The truth of a conclusion and the validity of a conclusion are entirely separate things. The conclusion of an argument is valid only if it follows logically from its premises, though it may be true regardless of the truth of the premises or whether it follows logically from the premises. An inference need not be logically derivable from any other premises, but it gains in claims for credence if it can be shown to have logical as well as empirical support.
Venn diagrams embody syllogistic reasoning and can be helpful or even necessary for solving some categorization problems.
Errors in deductive reasoning are sometimes made because they map onto argument forms that are inductively valid.
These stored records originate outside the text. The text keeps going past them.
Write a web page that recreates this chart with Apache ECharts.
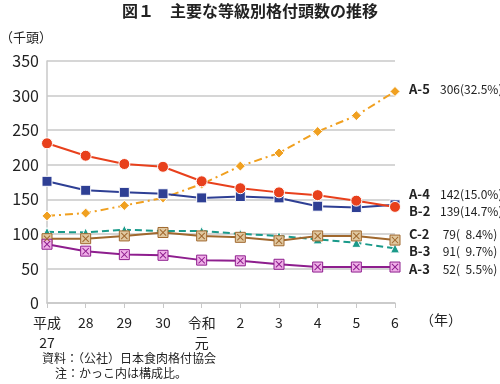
<!DOCTYPE html>
<html><head><meta charset="utf-8">
<script src="https://cdn.jsdelivr.net/npm/echarts@6/dist/echarts.min.js"></script>
<style>html,body{margin:0;padding:0;background:#fff}#c{width:500px;height:384px}</style>
</head><body><div id="c"></div>
<script>
const categories = ['平成\n27','28','29','30','令和\n元','2','3','4','5','6'];
const yTicks = [0,50,100,150,200,250,300,350];
const A5 = [126,130,141,152,172,198,217,248,271,306];
const A4 = [231,213,201,197,176,166,160,156,148,139];
const B2 = [176,163,160,158,152,154,152,140,138,142];
const C2 = [103,102,106,104,104,100,97,92,87,79];
const B3 = [93,93,97,102,97,95,90,97,97,91];
const A3 = [85,75,70,69,62,61,56,52,52,52];
const endLabels = [
  ['A-5','306(32.5%)'],
  ['A-4','142(15.0%)'],
  ['B-2','139(14.7%)'],
  ['C-2',' 79(  8.4%)'],
  ['B-3',' 91(  9.7%)'],
  ['A-3',' 52(  5.5%)']
];
const labelY = [91,196,213,236,253,271];

const font = '"Noto Sans CJK JP","Noto Sans",sans-serif';
const xPath = 'path://M1,0L5,4L9,0L10,1L6,5L10,9L9,10L5,6L1,10L0,9L4,5L0,1Z';

function line(data, color, symbol, size, dash, extra){
  return Object.assign({
    type:'line', data, symbol, symbolSize:size, smooth:false,
    lineStyle:{color, width:2, type:dash||'solid'},
    itemStyle:{color, borderColor:'#fff', borderWidth:1},
    z:3
  }, extra||{});
}
function xOverlay(data, color){
  return {type:'line', data, symbol:xPath, symbolSize:7, silent:true,
    lineStyle:{width:0, opacity:0}, itemStyle:{color}, z:5};
}

const graphics = [
  {type:'text', left:'center', top:3, style:{text:'図１　主要な等級別格付頭数の推移', font:'bold 16px '+font, fill:'#222'}},
  {type:'text', left:0, top:31, style:{text:'（千頭）', font:'13px '+font, fill:'#222'}},
  {type:'text', left:420, top:313, style:{text:'（年）', font:'14px '+font, fill:'#222'}},
  {type:'text', left:42, top:352, style:{text:'資料：（公社）日本食肉格付協会', font:'12px '+font, fill:'#222'}},
  {type:'text', left:55, top:367, style:{text:'注：かっこ内は構成比。', font:'12px '+font, fill:'#222'}}
];
endLabels.forEach((l,i)=>{
  graphics.push({type:'text', left:409, top:labelY[i]-8, style:{text:l[0], font:'bold 13px '+font, fill:'#222'}});
  graphics.push({type:'text', left:440, top:labelY[i]-8, style:{text:l[1], font:'12px '+font, fill:'#222'}});
});

const chart = echarts.init(document.getElementById('c'));
chart.setOption({
  animation:false,
  grid:{left:47, right:105, top:61, bottom:81},
  xAxis:{type:'category', data:categories, boundaryGap:false,
    axisLine:{lineStyle:{color:'#c8c8c8', width:1.5}},
    axisTick:{show:true, length:5, lineStyle:{color:'#c8c8c8'}},
    axisLabel:{color:'#222', fontSize:14, fontFamily:font, margin:10, lineHeight:20, interval:0}},
  yAxis:{type:'value', min:0, max:350, interval:50,
    axisLine:{show:true, lineStyle:{color:'#c8c8c8', width:1.5}},
    axisTick:{show:false},
    axisLabel:{color:'#222', fontSize:16, fontFamily:font, margin:8},
    splitLine:{lineStyle:{color:'#c8c8c8', width:1.5}}},
  graphic:graphics,
  series:[
    line(A5,'#f0a020','diamond',10,[8,4,2,4]),
    line(C2,'#1a9a8a','triangle',9,[7,4]),
    line(B3,'#a0682e','rect',10,'solid',{itemStyle:{color:'#e0c8a0', borderColor:'#a0682e', borderWidth:1}}),
    xOverlay(B3,'#a0682e'),
    line(A3,'#8e1e8e','rect',10,'solid',{itemStyle:{color:'#f0b0e8', borderColor:'#8e1e8e', borderWidth:1}}),
    xOverlay(A3,'#8e1e8e'),
    line(B2,'#2e3f94','rect',10),
    line(A4,'#e8401c','circle',11)
  ]
});
</script></body></html>
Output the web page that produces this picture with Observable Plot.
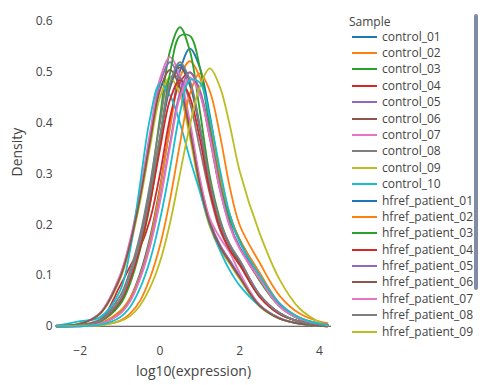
<!DOCTYPE html>
<html>
<head>
<meta charset="utf-8">
<script src="https://cdn.jsdelivr.net/npm/d3@7"></script>
<script src="https://cdn.jsdelivr.net/npm/@observablehq/plot@0.6"></script>
<style>
  html, body { margin: 0; padding: 0; background: #fff; }
  #wrap { position: relative; width: 489px; height: 385px; overflow: hidden; font-family: "Open Sans", sans-serif; color: #444; }
  #legend { position: absolute; left: 345px; top: 10px; width: 128px; height: 331px; overflow: hidden; }
  #legend .title { position: absolute; left: 4px; top: 4px; font-size: 12px; line-height: 16px; }
  #legend .item { position: absolute; left: 0; height: 16px; font-size: 12px; line-height: 16px; white-space: nowrap; }
  #legend .sw { position: absolute; left: 7px; top: 7px; width: 25px; height: 2px; }
  #legend .lbl { position: absolute; left: 37px; top: 0; }
  #scroll { position: absolute; left: 474px; top: 14px; width: 4px; height: 276px; border-radius: 2px; background: #808BA4; }
</style>
</head>
<body>
<div id="wrap"><div id="chart"></div><div id="legend"></div><div id="scroll"></div></div>
<script>
// log10(expression) grid where densities were read
const xGrid = [-2.6, -2, -1.5, -1, -0.75, -0.5, -0.25, 0, 0.25, 0.5, 0.75, 1, 1.25, 1.5, 1.75, 2, 2.5, 3, 3.5, 4, 4.2];

const sampleNames = ["control_01","control_02","control_03","control_04","control_05","control_06","control_07","control_08","control_09","control_10",
  "hfref_patient_01","hfref_patient_02","hfref_patient_03","hfref_patient_04","hfref_patient_05","hfref_patient_06","hfref_patient_07","hfref_patient_08","hfref_patient_09","hfref_patient_10"];

const palette = ["#1f77b4","#ff7f0e","#2ca02c","#d62728","#9467bd","#8c564b","#e377c2","#7f7f7f","#bcbd22","#17becf"];

const control_01 = [0,0.001,0.005,0.027,0.055,0.104,0.175,0.274,0.394,0.503,0.547,0.509,0.416,0.301,0.219,0.170,0.104,0.044,0.016,0.005,0.003];
const control_02 = [0,0.001,0.006,0.03,0.056,0.10,0.169,0.27,0.39,0.49,0.522,0.49,0.40,0.295,0.22,0.17,0.105,0.045,0.017,0.005,0.002];
const control_03 = [0,0.002,0.011,0.047,0.094,0.165,0.271,0.412,0.542,0.589,0.542,0.424,0.295,0.212,0.159,0.124,0.059,0.024,0.009,0.002,0.001];
const control_04 = [0,0.002,0.012,0.08,0.118,0.155,0.21,0.30,0.41,0.48,0.50,0.46,0.37,0.27,0.20,0.155,0.09,0.04,0.014,0.004,0.002];
const control_05 = [0.001,0.005,0.026,0.099,0.166,0.26,0.374,0.478,0.52,0.484,0.395,0.286,0.208,0.161,0.13,0.099,0.042,0.016,0.005,0.001,0];
const control_06 = [0,0.002,0.011,0.051,0.097,0.163,0.255,0.367,0.469,0.51,0.474,0.388,0.281,0.204,0.158,0.128,0.061,0.026,0.009,0.003,0.001];
const control_07 = [0.001,0.005,0.027,0.101,0.17,0.265,0.382,0.488,0.53,0.493,0.403,0.292,0.212,0.175,0.145,0.105,0.042,0.016,0.005,0.001,0];
const control_08 = [0,0.003,0.014,0.06,0.11,0.18,0.28,0.40,0.49,0.49,0.44,0.35,0.26,0.19,0.15,0.12,0.058,0.024,0.009,0.003,0.001];
const control_09 = [0.001,0.005,0.025,0.093,0.157,0.245,0.353,0.451,0.49,0.456,0.372,0.27,0.196,0.152,0.123,0.093,0.039,0.015,0.005,0.001,0];
const control_10 = [0.001,0.01,0.018,0.07,0.15,0.28,0.41,0.478,0.455,0.40,0.33,0.265,0.2,0.15,0.11,0.08,0.04,0.015,0.005,0.001,0];
const hfref_patient_01 = [0,0.002,0.011,0.052,0.098,0.165,0.258,0.371,0.474,0.515,0.479,0.391,0.283,0.206,0.16,0.129,0.062,0.026,0.009,0.003,0.001];
const hfref_patient_02 = [0,0,0.002,0.011,0.025,0.05,0.095,0.159,0.249,0.359,0.458,0.498,0.463,0.378,0.274,0.199,0.125,0.06,0.025,0.009,0.006];
const hfref_patient_03 = [0,0.001,0.009,0.043,0.084,0.15,0.24,0.366,0.498,0.572,0.572,0.51,0.39,0.282,0.21,0.168,0.09,0.039,0.014,0.004,0.002];
const hfref_patient_04 = [0,0.002,0.011,0.049,0.092,0.155,0.243,0.349,0.446,0.485,0.451,0.369,0.267,0.194,0.15,0.121,0.058,0.024,0.009,0.002,0.001];
const hfref_patient_05 = [0,0.001,0.005,0.025,0.05,0.095,0.16,0.25,0.36,0.46,0.50,0.465,0.38,0.275,0.20,0.155,0.095,0.04,0.015,0.005,0.003];
const hfref_patient_06 = [0.001,0.005,0.025,0.096,0.162,0.253,0.364,0.465,0.505,0.47,0.384,0.278,0.202,0.157,0.126,0.096,0.04,0.015,0.005,0.001,0];
const hfref_patient_07 = [0,0,0.005,0.025,0.049,0.093,0.157,0.245,0.353,0.451,0.49,0.456,0.372,0.27,0.196,0.152,0.093,0.039,0.015,0.005,0.003];
const hfref_patient_08 = [0,0.002,0.011,0.052,0.099,0.166,0.26,0.374,0.478,0.52,0.484,0.395,0.286,0.208,0.161,0.13,0.062,0.026,0.009,0.003,0.001];
const hfref_patient_09 = [0,0.001,0.002,0.01,0.02,0.041,0.076,0.127,0.203,0.3,0.396,0.472,0.508,0.472,0.396,0.305,0.183,0.092,0.035,0.008,0.002];
const hfref_patient_10 = [0,0,0.003,0.018,0.038,0.075,0.13,0.21,0.31,0.42,0.485,0.48,0.41,0.31,0.22,0.165,0.10,0.045,0.017,0.005,0.003];

const seriesValues = [control_01,control_02,control_03,control_04,control_05,control_06,control_07,control_08,control_09,control_10,
  hfref_patient_01,hfref_patient_02,hfref_patient_03,hfref_patient_04,hfref_patient_05,hfref_patient_06,hfref_patient_07,hfref_patient_08,hfref_patient_09,hfref_patient_10];

const xTicks = [-2, 0, 2, 4];
const yTicks = [0, 0.1, 0.2, 0.3, 0.4, 0.5, 0.6];
const xTitle = ["log10(expression)"];
const yTitle = ["Density"];
const legendTitle = "Sample";

const rows = [];
sampleNames.forEach((name, i) => {
  seriesValues[i].forEach((v, j) => rows.push({sample: name, x: xGrid[j], y: v}));
});
const colorRange = sampleNames.map((_, i) => palette[i % palette.length]);

const chart = Plot.plot({
  width: 489,
  height: 385,
  marginLeft: 55,
  marginRight: 158,
  marginTop: 11,
  marginBottom: 44,
  style: {fontFamily: "Open Sans, sans-serif", fontSize: "12px", color: "#444", background: "#fff"},
  x: {domain: [-2.62, 4.3], ticks: xTicks, tickSize: 0, tickPadding: 5, label: null,
      tickFormat: d => d < 0 ? "\u2212" + (-d) : String(d)},
  y: {domain: [-0.03, 0.62], ticks: yTicks, tickSize: 0, tickPadding: 3, label: null,
      tickFormat: d => String(+d.toFixed(1))},
  color: {domain: sampleNames, range: colorRange},
  marks: [
    Plot.ruleY([0], {stroke: "#444", strokeWidth: 1}),
    Plot.line(rows, {x: "x", y: "y", z: "sample", stroke: "sample", strokeWidth: 1.8, curve: "catmull-rom", clip: true}),
    Plot.text(xTitle, {text: d => d, frameAnchor: "bottom", dy: 30, lineAnchor: "middle", fontSize: 14, fill: "#444"}),
    Plot.text(yTitle, {text: d => d, frameAnchor: "left", dx: -38, rotate: -90, lineAnchor: "middle", fontSize: 14, fill: "#444"})
  ]
});
document.getElementById("chart").appendChild(chart);

// legend (HTML, positioned to the right of the plot); scrolled viewport shows only rows that fit
const legend = document.getElementById("legend");
const legendViewport = 331;
const t = document.createElement("div");
t.className = "title";
t.textContent = legendTitle;
legend.appendChild(t);
sampleNames.forEach((name, i) => {
  const top = 18.7 + i * 16.38;
  if (top + 16 > legendViewport) return; // below the scroll viewport
  const it = document.createElement("div");
  it.className = "item";
  it.style.top = top + "px";
  const sw = document.createElement("div");
  sw.className = "sw";
  sw.style.background = colorRange[i];
  const lb = document.createElement("span");
  lb.className = "lbl";
  lb.textContent = name;
  it.appendChild(sw);
  it.appendChild(lb);
  legend.appendChild(it);
});
</script>
</body>
</html>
That’s part of the reason we’re susceptible to making deduction errors.
Pragmatic reasoning schemas are abstract rules of reasoning that underlie much of thought. These include deontic rules such as the permission schema and the obligation schema. They also include many inductive schemas discussed in this book such as those for statistics, cost-benefit analysis, and reasoning in accord with sound methodological procedures. Pragmatic reasoning schemas are not as general as the rules of logic because they apply only in specific situations, but some of them rest on logical foundations. Others, such as Occam’s razor and the concept of emergence, are widely applicable but don’t rest on formal logic. Still others are merely empirical generalizations of great practical utility, such as the fundamental attribution error.